The IPCC bill is expected to be tabled for its second reading in the current parliamentary sitting. While there is little doubt that Malaysia desperately needs an independent oversight commission for the police, the IPCC bill, first tabled in August last year, further weakens the already anaemic oversight mechanism currently in place and must be rejected.
The bill fails to address widespread public concerns about police misconduct, ongoing misuse of power against government critics, and custodial deaths. If passed, the bill would not, as the government states, promote accountability, but rather shield police officers from scrutiny and independent oversight.
Abuse of police power in Malaysia
Malaysia has a long history of police abuse, including the excessive use of force, torture, ill-treatment, harassment, and deaths in custody. Human rights violations by police officers have been documented by both national and international civil society groups.
Police have also abused their power to restrict freedom of expression and assembly in Malaysia. The space for peaceful protests has shrunk considerably. Police personnel continue to harass those criticising government officials and have arbitrarily arrested peaceful protesters under the guise of dealing with the Covid-19 pandemic.
The aggressive application of the Sedition Act 1948, in particular against government critics, is another abuse of police power frequently witnessed.
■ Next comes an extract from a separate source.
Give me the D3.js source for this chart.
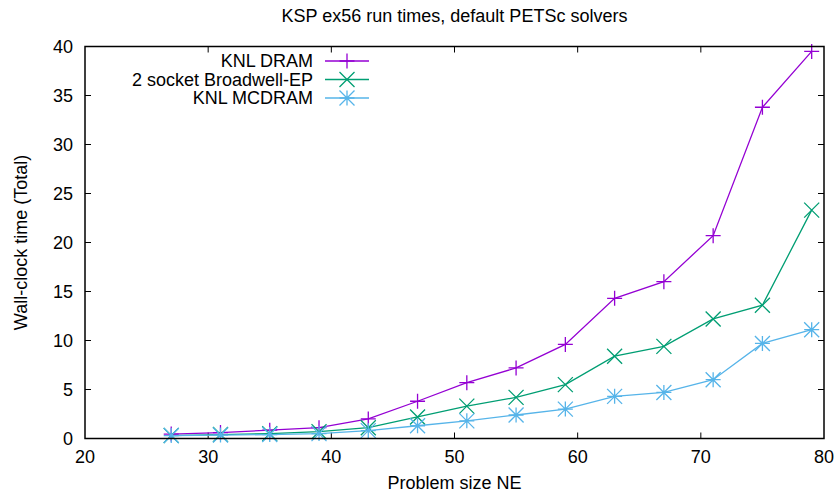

Between January and August 2021, civil societies documented investigations under the Sedition Act being opened by police in 17 cases involving 37 individuals in total. The recent investigations of #Lawan protest organisers under the Sedition Act are another worrying example of police overstep to the detriment of human rights.
The Communications and Multimedia Act 1998 is also frequently used by police to censor human rights defenders, journalists, artists, political opponents and ordinary members of the public who have been critical of the police, government officials or Malaysian royalty, or shared opinions about issues deemed sensitive by the government, such as race and religion.
Police misconduct and violence
This year alone we have seen multiple alarming custodial deaths. In January, former police volunteer reservist Mohd Afis Ahmad died from blunt force trauma to the head just a day after he was arrested. In another case in April, milk trader A. Ganapathy was admitted to the intensive care unit upon his release after 12 days in police custody, where he later died. Autopsy results revealed he died from complications arising from injuries on his legs and shoulders, believed to have been sustained while in police custody. In May, security guard S. Sivabalan died about 70 minutes after he was arrested by police, allegedly of a heart attack. Promised investigations into each of the above cases appear not to have made any progress.